— start DATA ENTRIES —
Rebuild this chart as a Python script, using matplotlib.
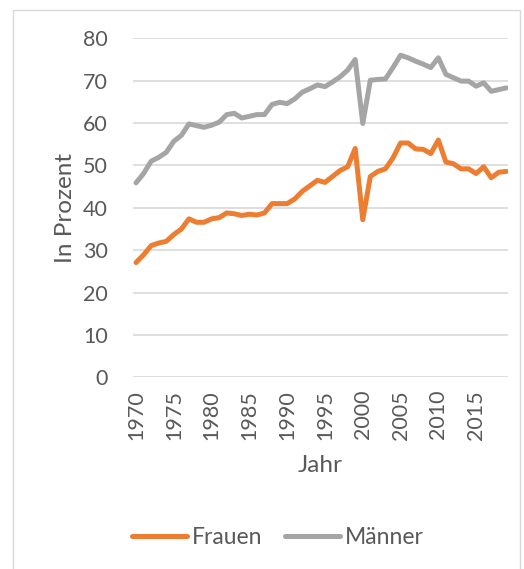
— end DATA ENTRIES —
— start DATA ENTRIES —
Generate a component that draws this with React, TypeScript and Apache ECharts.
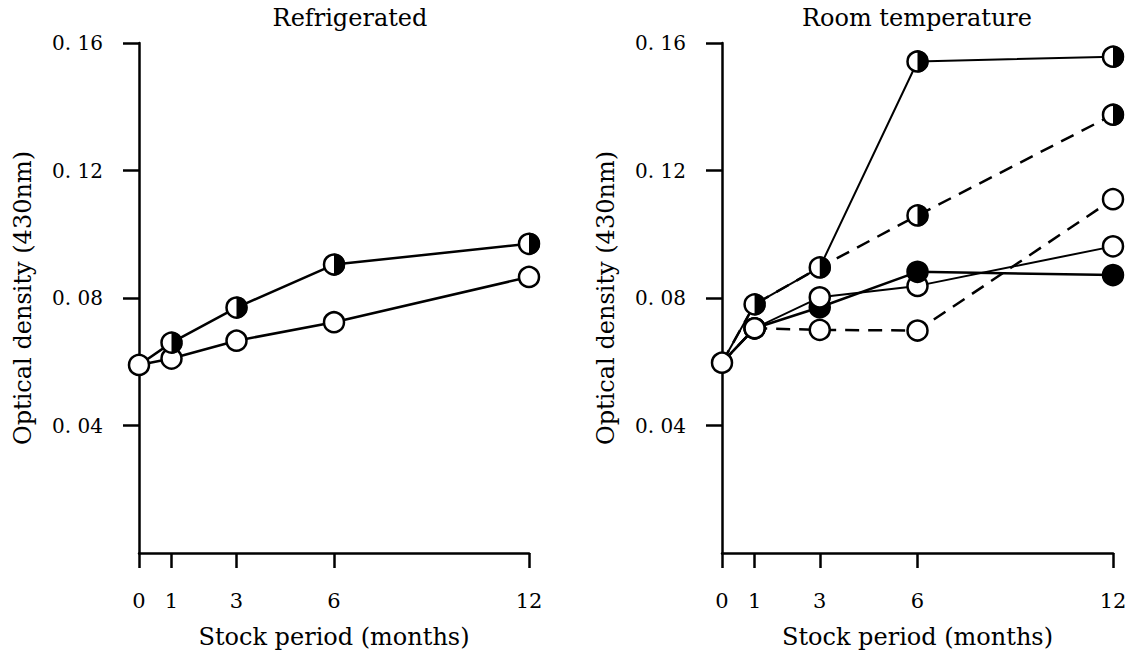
— end DATA ENTRIES —
— start DATA ENTRIES —
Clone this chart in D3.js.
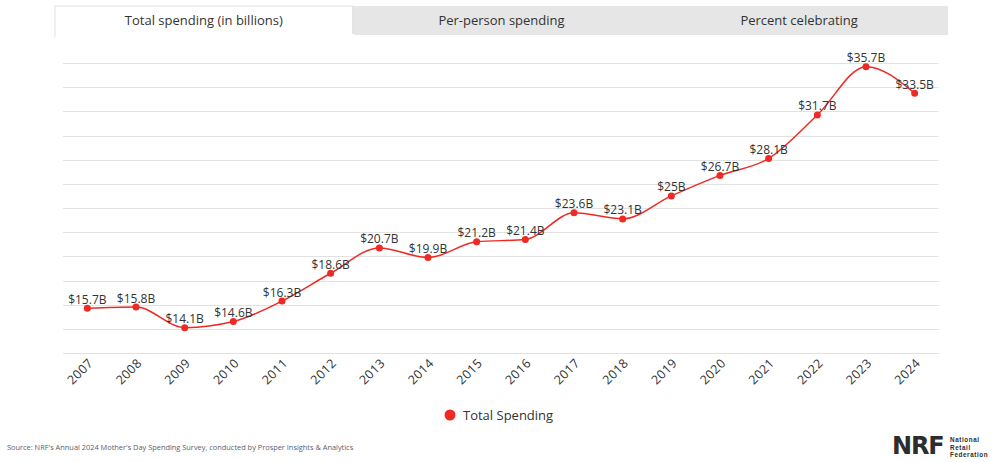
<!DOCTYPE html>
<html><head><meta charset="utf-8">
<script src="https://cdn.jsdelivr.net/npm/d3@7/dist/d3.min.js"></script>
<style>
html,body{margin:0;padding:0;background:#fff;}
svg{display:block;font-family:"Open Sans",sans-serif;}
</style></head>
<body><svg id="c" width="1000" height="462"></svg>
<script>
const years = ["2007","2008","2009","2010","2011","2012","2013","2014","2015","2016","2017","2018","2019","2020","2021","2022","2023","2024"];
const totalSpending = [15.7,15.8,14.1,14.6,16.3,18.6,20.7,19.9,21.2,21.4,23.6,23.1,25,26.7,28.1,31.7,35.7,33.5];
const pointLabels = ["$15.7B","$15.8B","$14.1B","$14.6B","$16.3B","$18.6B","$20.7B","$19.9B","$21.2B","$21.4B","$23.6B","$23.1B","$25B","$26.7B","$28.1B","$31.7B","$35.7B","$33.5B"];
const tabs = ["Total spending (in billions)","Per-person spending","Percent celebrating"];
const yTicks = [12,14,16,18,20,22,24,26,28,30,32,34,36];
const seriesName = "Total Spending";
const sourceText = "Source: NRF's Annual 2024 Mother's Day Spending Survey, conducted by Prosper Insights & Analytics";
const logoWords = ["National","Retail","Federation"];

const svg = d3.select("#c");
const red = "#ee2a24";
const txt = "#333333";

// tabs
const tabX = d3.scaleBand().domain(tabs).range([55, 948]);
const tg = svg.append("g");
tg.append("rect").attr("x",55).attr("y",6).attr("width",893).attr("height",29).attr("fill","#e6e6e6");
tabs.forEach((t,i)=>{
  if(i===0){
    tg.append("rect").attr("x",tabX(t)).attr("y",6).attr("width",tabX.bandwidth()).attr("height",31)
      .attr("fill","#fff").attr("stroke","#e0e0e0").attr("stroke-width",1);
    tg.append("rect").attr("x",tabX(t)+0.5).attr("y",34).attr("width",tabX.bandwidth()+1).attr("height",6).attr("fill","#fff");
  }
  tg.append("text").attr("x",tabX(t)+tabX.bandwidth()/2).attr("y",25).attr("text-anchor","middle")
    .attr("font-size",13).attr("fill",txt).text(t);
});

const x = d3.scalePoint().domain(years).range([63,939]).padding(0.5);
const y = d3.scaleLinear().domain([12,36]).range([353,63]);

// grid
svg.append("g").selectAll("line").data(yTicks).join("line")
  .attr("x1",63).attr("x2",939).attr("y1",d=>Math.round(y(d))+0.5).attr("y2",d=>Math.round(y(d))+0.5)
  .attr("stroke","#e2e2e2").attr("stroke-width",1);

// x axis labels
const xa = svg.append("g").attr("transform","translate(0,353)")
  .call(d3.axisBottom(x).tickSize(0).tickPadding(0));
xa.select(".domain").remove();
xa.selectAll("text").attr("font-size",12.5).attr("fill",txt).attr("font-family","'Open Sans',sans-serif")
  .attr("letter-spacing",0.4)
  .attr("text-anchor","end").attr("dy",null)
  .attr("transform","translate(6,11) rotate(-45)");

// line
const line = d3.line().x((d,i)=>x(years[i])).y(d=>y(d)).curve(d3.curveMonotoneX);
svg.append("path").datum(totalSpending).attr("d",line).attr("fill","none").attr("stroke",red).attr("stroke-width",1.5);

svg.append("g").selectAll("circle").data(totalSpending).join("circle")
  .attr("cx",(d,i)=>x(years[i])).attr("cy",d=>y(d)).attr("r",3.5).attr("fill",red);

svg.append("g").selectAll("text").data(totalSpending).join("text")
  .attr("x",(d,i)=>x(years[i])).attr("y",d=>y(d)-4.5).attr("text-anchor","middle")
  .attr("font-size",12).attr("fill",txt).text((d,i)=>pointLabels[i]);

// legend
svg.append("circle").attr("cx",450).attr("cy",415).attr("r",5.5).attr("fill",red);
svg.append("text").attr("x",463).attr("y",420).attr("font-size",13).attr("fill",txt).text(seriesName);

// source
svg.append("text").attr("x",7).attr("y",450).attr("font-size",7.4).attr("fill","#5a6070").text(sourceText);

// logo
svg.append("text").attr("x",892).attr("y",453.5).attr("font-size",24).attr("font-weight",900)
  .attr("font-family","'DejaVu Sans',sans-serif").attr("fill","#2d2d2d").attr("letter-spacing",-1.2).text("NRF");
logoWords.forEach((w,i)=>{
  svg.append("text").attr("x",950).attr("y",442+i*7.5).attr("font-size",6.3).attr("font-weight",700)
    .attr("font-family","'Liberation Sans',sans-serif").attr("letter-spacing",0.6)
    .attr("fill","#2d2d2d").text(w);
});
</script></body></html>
— end DATA ENTRIES —
= WRITTEN TASK =
Across the entries above, how many lines contain "this"? Provide only the count.

= EXERCISE SOLUTION =
3